きれいな黄色でお尻がでっぷりとした「マルゲリット・マリーラ」。果肉はトロリとなめらかで、香りがふわっと鼻に抜けます。糖度は高いところで15.1度ありました
すぐに食べないなら黄緑色を追熟させる
数日後に食べる場合は、明るい黄緑色のかためのもの(ラ・フランスはかためのもの)がよいでしょう。しばらく常温で置いておくと食べ頃になります。ただし、状態や環境によっては追熟に時間がかかったり、うまく追熟しないこともあるので、食べ頃のものを買うほうが失敗のリスクが少ないかもしれません。
この「ゼネラル・レクラーク」は購入3日後にカット。熟したように見えたのですが、まだかたくて追熟に失敗。仕方ないので少し水を加えてジャムにしました
早ければ8月中旬頃から出荷される「プレコース」という品種。
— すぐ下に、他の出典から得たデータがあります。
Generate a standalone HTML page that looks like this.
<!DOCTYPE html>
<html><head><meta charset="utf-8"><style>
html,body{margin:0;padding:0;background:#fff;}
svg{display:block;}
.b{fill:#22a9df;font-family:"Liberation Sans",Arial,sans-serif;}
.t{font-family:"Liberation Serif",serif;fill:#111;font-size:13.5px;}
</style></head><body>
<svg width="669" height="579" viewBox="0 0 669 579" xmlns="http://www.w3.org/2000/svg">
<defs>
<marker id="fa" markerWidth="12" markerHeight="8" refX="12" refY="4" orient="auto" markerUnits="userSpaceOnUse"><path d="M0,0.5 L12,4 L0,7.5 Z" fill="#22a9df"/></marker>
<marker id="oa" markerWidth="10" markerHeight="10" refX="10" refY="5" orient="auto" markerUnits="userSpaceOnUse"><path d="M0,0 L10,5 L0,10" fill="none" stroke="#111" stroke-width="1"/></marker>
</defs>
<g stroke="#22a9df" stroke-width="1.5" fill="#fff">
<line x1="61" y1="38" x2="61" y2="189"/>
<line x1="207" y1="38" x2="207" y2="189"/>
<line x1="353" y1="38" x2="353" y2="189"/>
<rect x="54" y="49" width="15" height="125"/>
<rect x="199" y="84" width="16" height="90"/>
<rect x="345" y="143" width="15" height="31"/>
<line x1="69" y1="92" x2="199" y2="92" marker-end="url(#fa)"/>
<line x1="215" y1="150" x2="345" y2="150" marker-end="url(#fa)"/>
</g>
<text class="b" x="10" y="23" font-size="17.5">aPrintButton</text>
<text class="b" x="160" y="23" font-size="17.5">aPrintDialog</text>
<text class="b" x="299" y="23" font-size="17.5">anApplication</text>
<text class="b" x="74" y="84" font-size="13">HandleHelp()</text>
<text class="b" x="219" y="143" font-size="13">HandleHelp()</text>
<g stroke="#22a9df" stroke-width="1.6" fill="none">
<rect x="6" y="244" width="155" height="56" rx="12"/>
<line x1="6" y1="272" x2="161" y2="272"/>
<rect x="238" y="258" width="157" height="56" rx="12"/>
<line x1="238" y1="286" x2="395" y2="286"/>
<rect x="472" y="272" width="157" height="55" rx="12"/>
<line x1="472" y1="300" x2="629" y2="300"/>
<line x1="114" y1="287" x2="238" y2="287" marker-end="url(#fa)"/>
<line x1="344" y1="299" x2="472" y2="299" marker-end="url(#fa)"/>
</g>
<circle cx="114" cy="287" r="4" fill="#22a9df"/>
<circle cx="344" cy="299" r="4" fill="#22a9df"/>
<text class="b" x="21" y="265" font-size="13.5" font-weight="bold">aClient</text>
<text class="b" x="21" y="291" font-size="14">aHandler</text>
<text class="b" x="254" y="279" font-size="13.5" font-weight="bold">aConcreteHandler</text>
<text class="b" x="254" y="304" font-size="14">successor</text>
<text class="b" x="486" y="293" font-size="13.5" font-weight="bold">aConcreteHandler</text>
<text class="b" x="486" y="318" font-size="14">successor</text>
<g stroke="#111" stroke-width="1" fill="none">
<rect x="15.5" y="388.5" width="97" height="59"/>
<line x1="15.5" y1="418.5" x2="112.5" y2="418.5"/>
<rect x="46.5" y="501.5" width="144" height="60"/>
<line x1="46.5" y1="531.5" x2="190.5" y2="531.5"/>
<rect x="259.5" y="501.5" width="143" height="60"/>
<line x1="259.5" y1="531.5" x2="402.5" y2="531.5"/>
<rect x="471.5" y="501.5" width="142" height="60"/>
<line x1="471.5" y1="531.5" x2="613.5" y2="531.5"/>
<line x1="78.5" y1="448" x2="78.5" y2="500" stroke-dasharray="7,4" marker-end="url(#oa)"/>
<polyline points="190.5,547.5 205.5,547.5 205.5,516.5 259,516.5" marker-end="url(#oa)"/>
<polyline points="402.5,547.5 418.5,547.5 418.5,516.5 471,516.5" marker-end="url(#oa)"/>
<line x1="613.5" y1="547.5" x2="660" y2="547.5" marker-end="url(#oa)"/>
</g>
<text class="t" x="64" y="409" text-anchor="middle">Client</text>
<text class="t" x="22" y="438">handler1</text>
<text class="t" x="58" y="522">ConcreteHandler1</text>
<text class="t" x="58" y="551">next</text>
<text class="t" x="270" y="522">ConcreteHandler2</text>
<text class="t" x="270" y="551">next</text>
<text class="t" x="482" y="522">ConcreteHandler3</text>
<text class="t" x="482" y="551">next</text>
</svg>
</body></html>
これはまだかたくて食べられません
9日間追熟させたら黄色くなりました。和梨のようなジョリっとした食感が少しありましたが、果肉はソフトで、甘味の中にさわやかな酸味があって風味良好でした
西洋梨の一番甘い部分はどこ?
当サイトがこれまでに計測した西洋梨の糖度データをもとに、果実のどの部分が甘味が強いのかをイラストで紹介しています。また平均糖度も計算しました。
軸側を「上」として、お尻を「下」とすると、上の平均糖度は約13.8度で、中央の平均糖度は約14.8度、下の平均糖度は約15.3度となりました。なお、皮に近い部分の果肉で計測しています。
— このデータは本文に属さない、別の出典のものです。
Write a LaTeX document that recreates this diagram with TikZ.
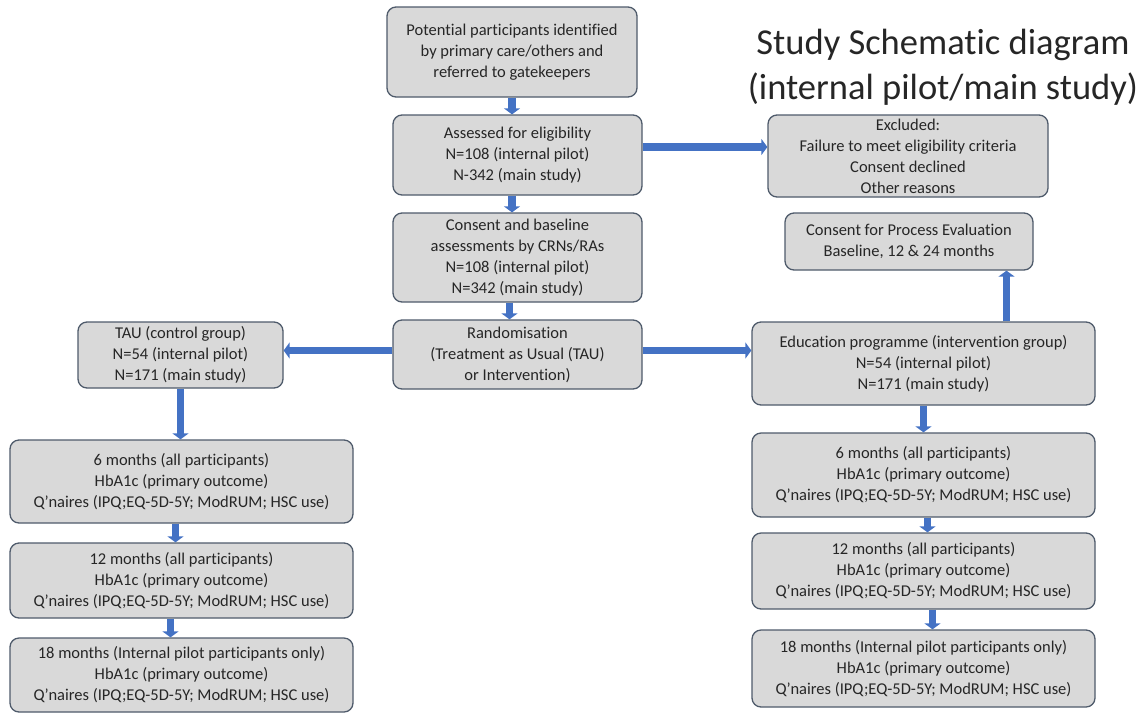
\documentclass[tikz,border=0pt]{standalone}
\usepackage{fontspec}
\setmainfont{Carlito}[Ligatures=NoCommon]
\usetikzlibrary{arrows.meta}
\definecolor{boxfill}{HTML}{D9D9D9}
\definecolor{boxline}{HTML}{4F5B6B}
\definecolor{flowblue}{HTML}{4472C4}
\definecolor{inktext}{HTML}{262626}
\begin{document}
\begin{tikzpicture}[x=1pt,y=-1pt,
    box/.style={draw=boxline, fill=boxfill, line width=1.3pt, rounded corners=9pt,
      align=center, inner sep=0pt, text=inktext,
      font=\fontsize{16.5}{21}\selectfont},
    flow/.style={draw=flowblue, line width=7.5pt,
      -{Triangle[width=16pt,length=6pt]}}]
    \useasboundingbox (0,0) rectangle (1148,713);
    \node[text=inktext, align=center, font=\fontsize{36.5}{45}\selectfont] (title) at (943,67)
      {Study Schematic diagram\\(internal pilot/main study)};
    \node[box, minimum width=250, minimum height=90] (potential) at (512,52)
      {Potential participants identified\\by primary care/others and\\referred to gatekeepers};
    \node[box, minimum width=249, minimum height=80] (assess) at (517.5,155)
      {Assessed for eligibility\\N=108 (internal pilot)\\N-342 (main study)};
    \node[box, minimum width=249, minimum height=89] (consent) at (517.5,257.5)
      {Consent and baseline\\assessments by CRNs/RAs\\N=108 (internal pilot)\\N=342 (main study)};
    \node[box, minimum width=249, minimum height=69] (random) at (517.5,354.5)
      {Randomisation\\(Treatment as Usual (TAU)\\or Intervention)};
    \node[box, minimum width=280, minimum height=82] (excluded) at (908,156)
      {Excluded:\\Failure to meet eligibility criteria\\Consent declined\\Other reasons};
    \node[box, minimum width=248, minimum height=57] (process) at (909,241.5)
      {Consent for Process Evaluation\\Baseline, 12 \& 24 months};
    \node[box, minimum width=343, minimum height=83] (educ) at (923.5,363.5)
      {Education programme (intervention group)\\N=54 (internal pilot)\\N=171 (main study)};
    \node[box, minimum width=205, minimum height=66] (tau) at (180.5,355)
      {TAU (control group)\\N=54 (internal pilot)\\N=171 (main study)};
    \node[box, minimum width=343, minimum height=83] (ctrlsix) at (181.5,481.5)
      {6 months (all participants)\\HbA1c (primary outcome)\\Q’naires (IPQ;EQ-5D-5Y; ModRUM; HSC use)};
    \node[box, minimum width=343, minimum height=75] (ctrltwelve) at (181.5,580.5)
      {12 months (all participants)\\HbA1c (primary outcome)\\Q’naires (IPQ;EQ-5D-5Y; ModRUM; HSC use)};
    \node[box, minimum width=343, minimum height=74] (ctrleighteen) at (181.5,675)
      {18 months (Internal pilot participants only)\\HbA1c (primary outcome)\\Q’naires (IPQ;EQ-5D-5Y; ModRUM; HSC use)};
    \node[box, minimum width=343, minimum height=84] (intsix) at (923.5,475)
      {6 months (all participants)\\HbA1c (primary outcome)\\Q’naires (IPQ;EQ-5D-5Y; ModRUM; HSC use)};
    \node[box, minimum width=343, minimum height=76] (inttwelve) at (923.5,571)
      {12 months (all participants)\\HbA1c (primary outcome)\\Q’naires (IPQ;EQ-5D-5Y; ModRUM; HSC use)};
    \node[box, minimum width=343, minimum height=77] (inteighteen) at (923.5,668.5)
      {18 months (Internal pilot participants only)\\HbA1c (primary outcome)\\Q’naires (IPQ;EQ-5D-5Y; ModRUM; HSC use)};

    \draw[flow] (potential.south) -- (potential.south |- assess.north);
    \draw[flow] (assess.south -| potential) -- (consent.north -| potential);
    \draw[flow] ([xshift=-8]consent.south) -- ([xshift=-8]random.north);
    \draw[flow] ([yshift=8]assess.east) -- ([yshift=8]assess.east -| excluded.west);
    \draw[flow] ([yshift=4]random.west) -- ([yshift=4]random.west -| tau.east);
    \draw[flow] ([yshift=4]random.east) -- ([yshift=4]random.east -| educ.west);
    \draw[flow] (tau.south) -- (tau.south |- ctrlsix.north);
    \draw[flow] ([xshift=-6]ctrlsix.south) -- ([xshift=-6]ctrlsix.south |- ctrltwelve.north);
    \draw[flow] ([xshift=-11]ctrltwelve.south) -- ([xshift=-11]ctrltwelve.south |- ctrleighteen.north);
    \draw[flow] ([xshift=83]educ.north) -- ([xshift=83]educ.north |- process.south);
    \draw[flow] (educ.south) -- (educ.south |- intsix.north);
    \draw[flow] ([xshift=4]intsix.south) -- ([xshift=4]intsix.south |- inttwelve.north);
    \draw[flow] ([xshift=9]inttwelve.south) -- ([xshift=9]inttwelve.south |- inteighteen.north);
\end{tikzpicture}
\end{document}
西洋梨の一番甘い部位は、お尻の部分という結果になりました。軸側よりもお尻のほうが糖度が高いので、くし形にカットした場合、軸側から食べていくのがおすすめです。
平均糖度 約14.5度
上の平均糖度 約13.8度
中の平均糖度 約14.8度
下の平均糖度 約15.3度
●このページでは実際に食べた経験も踏まえて、一般的な選び方をまとめています。しかし糖度やおいしさを保証するものではありません。記事を参考にしたのにおいしくなかった場合はどうぞご容赦ください。
●糖度の数値は当サイトが独自に計測したものです。「Brix値(ブリックス値)」は「%」で表されますが、ここではわかりやすく「度」で表示しています。また、使用している簡易糖度計では、糖分だけでなくクエン酸などの「酸」も計測されてしまうため、必ずしも糖分だけの結果とはなりません。それを踏まえたうえでご覧ください。
●糖度が高い=おいしい、ということではありません。しかし、平均値よりも糖度が高いものは実際においしく感じるものが多いです。
●糖度を測定した個数は約10~200個と果物によって異なります。品種の重複はありますが、例えばあんずは10品種(12個体)で、いちごは91品種(118個体)を計測しています。
●糖度分布があるイラストは、わかりやすくするため大げさな色分けにしています。